AT: Considering that you have members in both the public and private sectors, how do you develop events with these various professional backgrounds in mind?

BC and JKW: The Pittsburgh Chapter, from its inception, has been focused on being a regional resource for the public, private and academic sectors. We, specifically, aim to have topics and speakers that would appeal to all three, and try to include representatives from each when building speaker panels.

AT: What do you consider to be the benefits of joining an ACAMS chapter?

BC and JKW: Joining a local chapter allows people to meet and network with other professionals in their region. It also provides a fantastic ongoing opportunity for the highest quality in continuing education. Local ACAMS chapters provide the opportunity to take part in charitable and recreational events with others in the field. In addition, this is another avenue to create long lasting partnerships between the private and public sector.

Final Thoughts From the Winners

AT: What advice do you have for financial crime prevention professionals in 2021?

GP: Continue to embrace technology and new ways of doing things! Let’s continue to hire a variety of talent, who bring in different experiences and perspectives. The world has changed dramatically in 2020 due to the pandemic. As an assurance professional—know your business, know your customers to a higher degree of detail and leverage technology to identify the higher-risk areas of focus. Let’s continue to safeguard our shareholders and our banking industry from the bad guys!

WBC: Our workplace in incredibly dynamic. Financial crime is consistently evolving. The nature of our jobs is becoming more technically demanding every month. Our skills need to change to keep up. Doing the “same-old, same-old” is not adequate. Take every opportunity to gain new skills to better equip yourself for the future changes coming in our field. Be future ready!
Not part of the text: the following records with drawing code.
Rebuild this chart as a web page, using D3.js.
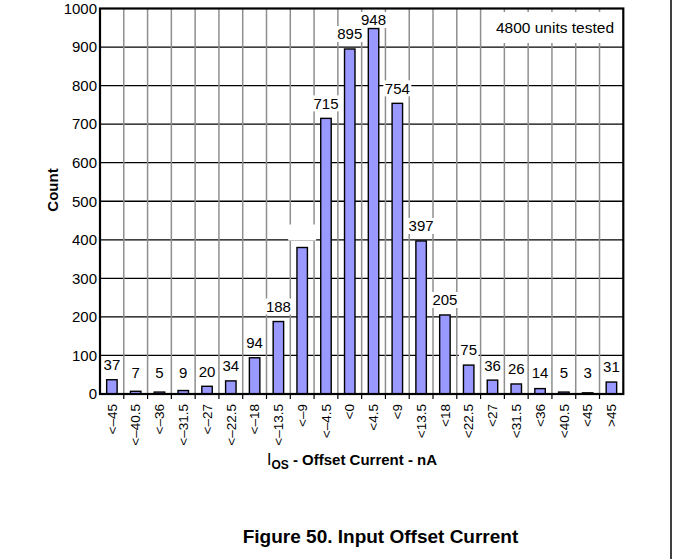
<!DOCTYPE html>
<html>
<head>
<meta charset="utf-8">
<script src="https://cdn.jsdelivr.net/npm/d3@7"></script>
<style>
  html, body { margin: 0; padding: 0; background: #fff; }
  svg { display: block; font-family: "Liberation Sans", Arial, sans-serif; }
</style>
</head>
<body>
<svg id="chart" width="673" height="559"></svg>
<script>
const categories = ["<–45","<–40.5","<–36","<–31.5","<–27","<–22.5","<–18","<–13.5","<–9","<–4.5","<0","<4.5","<9","<13.5","<18","<22.5","<27","<31.5","<36","<40.5","<45",">45"];
const counts = [37, 7, 5, 9, 20, 34, 94, 188, 380, 715, 895, 948, 754, 397, 205, 75, 36, 26, 14, 5, 3, 31];
const valueLabels = ["37","7","5","9","20","34","94","188","","715","895","948","754","397","205","75","36","26","14","5","3","31"];
const yTicks = [0, 100, 200, 300, 400, 500, 600, 700, 800, 900, 1000];
const yTitle = "Count";
const annotation = "4800 units tested";
const caption = "Figure 50. Input Offset Current";

const svg = d3.select("#chart");
const pLeft = 100, pRight = 623.3, pTop = 8.5, pBottom = 394;

const x = d3.scaleBand().domain(categories).range([pLeft, pRight])
  .paddingInner(0.56).paddingOuter(0.28);
const step = x.step();
const bw = x.bandwidth();
const slotLeft = c => x(c) + bw / 2 - step / 2;
const y = d3.scaleLinear().domain([0, 1000]).range([pBottom, pTop]);

// horizontal gridlines
svg.append("g").selectAll("line").data(yTicks.filter(t => t > 0 && t < 1000)).join("line")
  .attr("x1", pLeft).attr("x2", pRight)
  .attr("y1", d => y(d)).attr("y2", d => y(d))
  .attr("stroke", "#000").attr("stroke-width", 1.3);

// vertical gridlines at slot boundaries
svg.append("g").selectAll("line").data(categories.slice(1)).join("line")
  .attr("x1", d => slotLeft(d)).attr("x2", d => slotLeft(d))
  .attr("y1", pTop).attr("y2", pBottom)
  .attr("stroke", "#8f8f8f").attr("stroke-width", 1.5);

// tick marks below x-axis
svg.append("g").selectAll("line").data(categories.slice(1)).join("line")
  .attr("x1", d => slotLeft(d)).attr("x2", d => slotLeft(d))
  .attr("y1", pBottom).attr("y2", pBottom + 5)
  .attr("stroke", "#000").attr("stroke-width", 1.2);

// annotation box
svg.append("rect").attr("x", 486).attr("y", 12).attr("width", pRight - 486).attr("height", 31).attr("fill", "#fff");
svg.append("text").attr("x", 614).attr("y", 33).attr("text-anchor", "end")
  .attr("font-size", 15.5).attr("fill", "#000").text(annotation);

// value labels with white background
const labelG = svg.append("g");
const labelCenter = d => Math.max(Math.min(y(d) - 15, y(0) - 21), 20);
categories.forEach((c, i) => {
  const cx = x(c) + bw / 2;
  const cy = labelCenter(counts[i]);
  const t = labelG.append("text").attr("x", cx).attr("y", cy).attr("dy", "0.36em")
    .attr("text-anchor", "middle").attr("font-size", 15).attr("fill", "#000")
    .text(valueLabels[i]);
  const w = valueLabels[i] ? t.node().getComputedTextLength() + 3 : 28;
  labelG.insert("rect", "text").attr("x", cx - w / 2).attr("y", cy - 8)
    .attr("width", w).attr("height", 16).attr("fill", "#fff");
});

// bars
svg.append("g").selectAll("rect").data(categories).join("rect")
  .attr("x", d => x(d)).attr("width", bw)
  .attr("y", (d, i) => y(counts[i])).attr("height", (d, i) => pBottom - y(counts[i]))
  .attr("fill", "#9999ff").attr("stroke", "#000").attr("stroke-width", 1.4);

// frame
svg.append("rect").attr("x", pLeft).attr("y", pTop).attr("width", pRight - pLeft).attr("height", pBottom - pTop)
  .attr("fill", "none").attr("stroke", "#000").attr("stroke-width", 2.2);

// y axis labels
const yAxis = d3.axisLeft(y).tickValues(yTicks).tickSize(0).tickPadding(3).tickFormat(d3.format("d"));
const ya = svg.append("g").attr("transform", `translate(${pLeft},0)`).call(yAxis);
ya.select(".domain").remove();
ya.selectAll("text").attr("font-size", 15).attr("fill", "#000")
  .attr("font-family", "Liberation Sans, Arial, sans-serif");

// x tick labels
svg.append("g").selectAll("text").data(categories).join("text")
  .attr("transform", d => `translate(${x(d) + bw / 2},404) rotate(-90)`)
  .attr("dy", "0.35em").attr("text-anchor", "end")
  .attr("font-size", 13.5).attr("fill", "#000").text(d => d);

// y title
svg.append("text").attr("transform", "translate(58,190) rotate(-90)")
  .attr("text-anchor", "middle").attr("font-size", 15).attr("font-weight", "bold")
  .attr("fill", "#000").text(yTitle);

// x title with subscript
const xt = svg.append("text").attr("x", 352).attr("y", 465).attr("text-anchor", "middle")
  .attr("font-size", 15).attr("font-weight", "bold").attr("fill", "#000");
xt.append("tspan").attr("font-weight", "normal").attr("font-size", 16).text("I");
xt.append("tspan").attr("font-size", 12).attr("dy", 4).text("OS");
xt.append("tspan").attr("dy", -4).text(" - Offset Current - nA");

// caption
svg.append("text").attr("x", 380.5).attr("y", 543).attr("text-anchor", "middle")
  .attr("font-size", 19).attr("font-weight", "bold").attr("fill", "#000").text(caption);

// right page border
svg.append("line").attr("x1", 671).attr("x2", 671).attr("y1", 0).attr("y2", 559)
  .attr("stroke", "#000").attr("stroke-width", 1.5);
</script>
</body>
</html>
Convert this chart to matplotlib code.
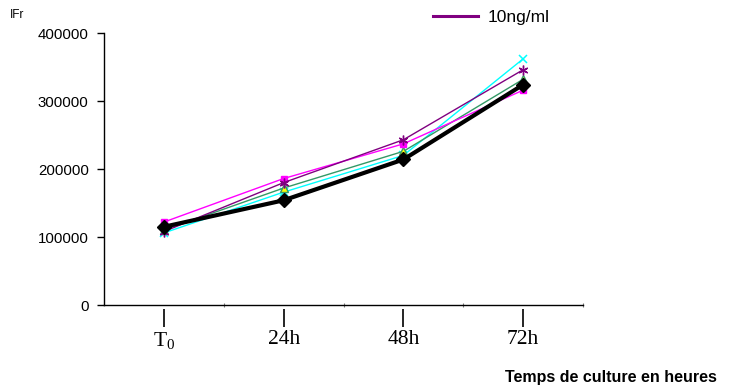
import matplotlib
matplotlib.use("Agg")
import matplotlib.pyplot as plt
from matplotlib.lines import Line2D

plt.rcParams['font.family'] = ['Liberation Sans', 'DejaVu Sans']
plt.rcParams['mathtext.fontset'] = 'custom'
plt.rcParams['mathtext.rm'] = 'Liberation Serif'

# categories (culture time)
times = [r'T$_{\mathrm{0}}$', '24h', '48h', '72h']
x = list(range(len(times)))

# IFr values
control = [115000, 154000, 214000, 324000]    # thick black, diamonds
serie_mag = [122000, 186000, 237000, 316000]  # magenta squares
serie_10ng = [108000, 180000, 243000, 346000] # purple stars
serie_grn = [110000, 172000, 226000, 332000]  # green line, yellow triangles
serie_cyan = [106000, 166000, 220000, 362000] # cyan crosses

fig = plt.figure(figsize=(7.37, 3.91), dpi=100)
ax = fig.add_axes([0.1411, 0.2199, 0.650, 0.6957])

ax.plot(x, serie_cyan, color='#00FFFF', lw=1, marker='x', ms=6, mew=1.1)
ax.plot(x, serie_grn, color='#339966', lw=1, marker='^', ms=6,
        mfc='#FFFF00', mec='#339966')
ax.plot(x, serie_mag, color='#FF00FF', lw=1, marker='s', ms=5)
ax.plot(x, serie_10ng, color='#800080', lw=1, marker=(6, 2, 0), ms=7, mew=1)
ax.plot(x, control, color='black', lw=3, marker='D', ms=7)

ax.set_xlim(-0.5, 3.5)
ax.set_ylim(0, 400000)
ax.set_yticks([0, 100000, 200000, 300000, 400000])
ax.tick_params(axis='y', direction='out', length=5, width=1, pad=6, labelsize=10.8)

ax.spines['top'].set_visible(False)
ax.spines['right'].set_visible(False)
for s in ['left', 'bottom']:
    ax.spines[s].set_linewidth(1)

# boundary ticks on the axis line itself
ax.set_xticks([])
ax.set_xticks([0.5, 1.5, 2.5, 3.5], minor=True)
ax.tick_params(axis='x', which='minor', direction='inout', length=3, width=0.8, color='#777777')

# category ticks sit a little below the axis line
sec = ax.secondary_xaxis(-0.015)
sec.spines['bottom'].set_visible(False)
sec.set_xticks(x)
sec.set_xticklabels(times, fontfamily='Liberation Serif', fontsize=15.5)
sec.tick_params(axis='x', direction='out', length=13, width=1.2, pad=2)

fig.text(0.014, 0.962, 'IFr', fontsize=8.5, ha='left', va='center')
fig.text(0.973, 0.035, 'Temps de culture en heures', fontsize=11.5,
         fontweight='bold', ha='right', va='center')

h = Line2D([0], [0], color='#800080', lw=2.2)
fig.legend(handles=[h], labels=['10ng/ml'], loc='center left',
           bbox_to_anchor=(0.578, 0.955), frameon=False, fontsize=12.5,
           handlelength=2.6, handletextpad=0.55, borderaxespad=0)

fig.savefig('out.png', dpi=100)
DF: With the pandemic still at the forefront of our minds and with travel very uncertain in 2021, I have two items of advice for financial crime prevention professionals:

  1. Expand your network. With so many face-to-face interactions being limited, now is the time to expand your private-public partnership. If you are a banker or AML professional, set a goal to join or attend a local ACAMS event and meet new professional contacts that can help you develop your professional skills. While they may be virtual events, this commitment cannot stop. For too many years, law enforcement professionals or those working otherwise in the public sector have siloed themselves and believed they can effectively solve financial crimes on their own. Recent experience has shown that the recipe for success in combating financial crimes is the cooperation of the public sector (many law enforcement agencies and the U.S. Justice Department), and private industry (both banking and AML as well as other private sector firms that assist the government) working together with the common goal of routing out financial crimes.
  2. Expand your knowledge of digital and alternative currencies. I believe the use of digital and cryptocurrencies will continue to explode in the U.S. and around the world. With different treatment in different parts of the world and hundreds of different competing products, this innovation is likely here to stay. As financial crime prevention professionals, it is your responsibility to stay up on the latest technology. While cryptocurrencies are largely outside of traditional banking channels, individuals still need to convert their various assets to fiat currency, which includes traditional banks and FIs.

BC and JKW: First and foremost, we will hopefully be able to safely reconnect with friends and colleagues in person! Professionally, it will be important to focus on COVID-19-related frauds and the laundering of those funds, as well as emerging technologies and the FinCEN Files leaks.